STATED PROBLEM -> Copy exactly, and only, the lines between the line holding "Clone this chart in matplotlib." and the line holding "ax.set_ylim(*YLIM)", inclusive; skip the pictures.

INPUT ROWS ->
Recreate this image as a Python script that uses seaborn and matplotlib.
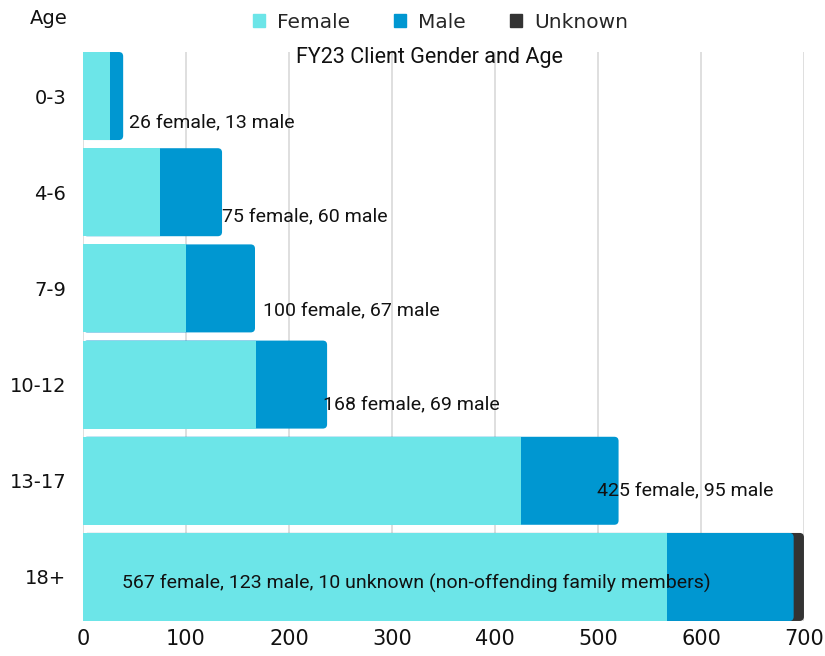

--

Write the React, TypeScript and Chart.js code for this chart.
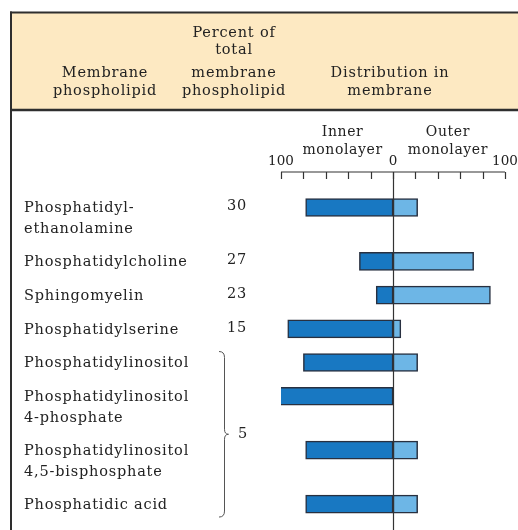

==

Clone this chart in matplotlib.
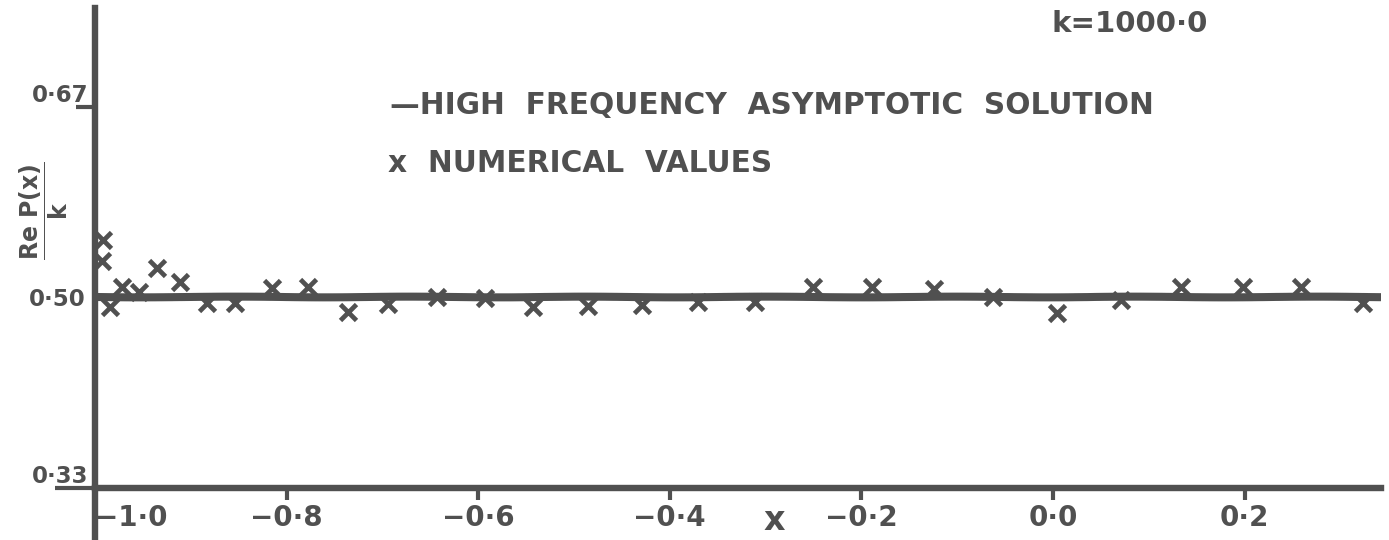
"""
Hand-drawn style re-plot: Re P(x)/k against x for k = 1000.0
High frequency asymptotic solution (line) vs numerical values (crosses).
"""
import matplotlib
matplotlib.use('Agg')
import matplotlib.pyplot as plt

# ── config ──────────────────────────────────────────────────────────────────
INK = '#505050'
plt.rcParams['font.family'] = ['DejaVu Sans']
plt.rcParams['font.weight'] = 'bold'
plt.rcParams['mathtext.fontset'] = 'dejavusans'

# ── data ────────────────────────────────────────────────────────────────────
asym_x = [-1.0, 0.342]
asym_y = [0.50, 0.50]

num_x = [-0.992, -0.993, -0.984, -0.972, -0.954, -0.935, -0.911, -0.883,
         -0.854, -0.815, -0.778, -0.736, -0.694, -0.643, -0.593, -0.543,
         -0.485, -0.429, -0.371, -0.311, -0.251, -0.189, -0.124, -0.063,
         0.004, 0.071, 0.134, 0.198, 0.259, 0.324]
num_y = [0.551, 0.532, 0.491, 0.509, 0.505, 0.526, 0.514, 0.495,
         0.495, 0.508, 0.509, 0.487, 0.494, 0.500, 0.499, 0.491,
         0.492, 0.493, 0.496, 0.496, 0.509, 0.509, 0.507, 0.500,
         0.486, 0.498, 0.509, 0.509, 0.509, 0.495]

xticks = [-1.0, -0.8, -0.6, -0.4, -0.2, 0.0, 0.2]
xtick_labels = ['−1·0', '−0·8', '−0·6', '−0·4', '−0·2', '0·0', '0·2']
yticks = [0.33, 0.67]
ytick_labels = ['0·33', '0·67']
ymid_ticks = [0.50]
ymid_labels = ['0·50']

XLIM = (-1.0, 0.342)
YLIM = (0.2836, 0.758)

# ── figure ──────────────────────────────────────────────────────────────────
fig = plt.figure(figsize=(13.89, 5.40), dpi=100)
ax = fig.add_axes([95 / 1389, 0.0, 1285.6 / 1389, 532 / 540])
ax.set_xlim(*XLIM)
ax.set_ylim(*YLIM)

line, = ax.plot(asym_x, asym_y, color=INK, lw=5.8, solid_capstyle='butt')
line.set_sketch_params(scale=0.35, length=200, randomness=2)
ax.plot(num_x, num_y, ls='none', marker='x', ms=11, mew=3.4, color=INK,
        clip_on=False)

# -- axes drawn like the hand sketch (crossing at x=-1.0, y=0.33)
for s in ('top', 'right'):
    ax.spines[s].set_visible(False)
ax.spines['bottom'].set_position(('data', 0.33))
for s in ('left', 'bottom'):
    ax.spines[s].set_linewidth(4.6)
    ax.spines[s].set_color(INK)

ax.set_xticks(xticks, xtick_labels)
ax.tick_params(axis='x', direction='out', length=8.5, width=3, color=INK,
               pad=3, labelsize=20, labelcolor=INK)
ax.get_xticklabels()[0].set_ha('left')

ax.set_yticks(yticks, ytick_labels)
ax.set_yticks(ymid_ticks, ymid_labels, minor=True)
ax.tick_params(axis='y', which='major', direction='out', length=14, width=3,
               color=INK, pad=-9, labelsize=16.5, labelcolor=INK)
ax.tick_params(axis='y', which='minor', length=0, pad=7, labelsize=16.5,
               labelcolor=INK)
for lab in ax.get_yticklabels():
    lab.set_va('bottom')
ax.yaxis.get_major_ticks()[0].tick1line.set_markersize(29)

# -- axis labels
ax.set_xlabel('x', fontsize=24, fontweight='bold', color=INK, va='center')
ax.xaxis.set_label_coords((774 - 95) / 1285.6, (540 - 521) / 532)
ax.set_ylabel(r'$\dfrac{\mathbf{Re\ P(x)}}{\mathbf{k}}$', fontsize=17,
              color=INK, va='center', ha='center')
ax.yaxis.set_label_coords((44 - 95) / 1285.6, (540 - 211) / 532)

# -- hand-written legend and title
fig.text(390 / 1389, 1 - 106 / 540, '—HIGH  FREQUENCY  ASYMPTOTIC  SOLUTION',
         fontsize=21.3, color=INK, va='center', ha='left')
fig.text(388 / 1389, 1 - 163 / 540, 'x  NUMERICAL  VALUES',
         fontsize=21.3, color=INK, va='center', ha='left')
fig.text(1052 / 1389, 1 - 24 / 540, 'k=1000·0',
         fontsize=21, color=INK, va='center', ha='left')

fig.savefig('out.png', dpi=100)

FULL OUTPUT ->
Clone this chart in matplotlib.
"""
Hand-drawn style re-plot: Re P(x)/k against x for k = 1000.0
High frequency asymptotic solution (line) vs numerical values (crosses).
"""
import matplotlib
matplotlib.use('Agg')
import matplotlib.pyplot as plt

# ── config ──────────────────────────────────────────────────────────────────
INK = '#505050'
plt.rcParams['font.family'] = ['DejaVu Sans']
plt.rcParams['font.weight'] = 'bold'
plt.rcParams['mathtext.fontset'] = 'dejavusans'

# ── data ────────────────────────────────────────────────────────────────────
asym_x = [-1.0, 0.342]
asym_y = [0.50, 0.50]

num_x = [-0.992, -0.993, -0.984, -0.972, -0.954, -0.935, -0.911, -0.883,
         -0.854, -0.815, -0.778, -0.736, -0.694, -0.643, -0.593, -0.543,
         -0.485, -0.429, -0.371, -0.311, -0.251, -0.189, -0.124, -0.063,
         0.004, 0.071, 0.134, 0.198, 0.259, 0.324]
num_y = [0.551, 0.532, 0.491, 0.509, 0.505, 0.526, 0.514, 0.495,
         0.495, 0.508, 0.509, 0.487, 0.494, 0.500, 0.499, 0.491,
         0.492, 0.493, 0.496, 0.496, 0.509, 0.509, 0.507, 0.500,
         0.486, 0.498, 0.509, 0.509, 0.509, 0.495]

xticks = [-1.0, -0.8, -0.6, -0.4, -0.2, 0.0, 0.2]
xtick_labels = ['−1·0', '−0·8', '−0·6', '−0·4', '−0·2', '0·0', '0·2']
yticks = [0.33, 0.67]
ytick_labels = ['0·33', '0·67']
ymid_ticks = [0.50]
ymid_labels = ['0·50']

XLIM = (-1.0, 0.342)
YLIM = (0.2836, 0.758)

# ── figure ──────────────────────────────────────────────────────────────────
fig = plt.figure(figsize=(13.89, 5.40), dpi=100)
ax = fig.add_axes([95 / 1389, 0.0, 1285.6 / 1389, 532 / 540])
ax.set_xlim(*XLIM)
ax.set_ylim(*YLIM)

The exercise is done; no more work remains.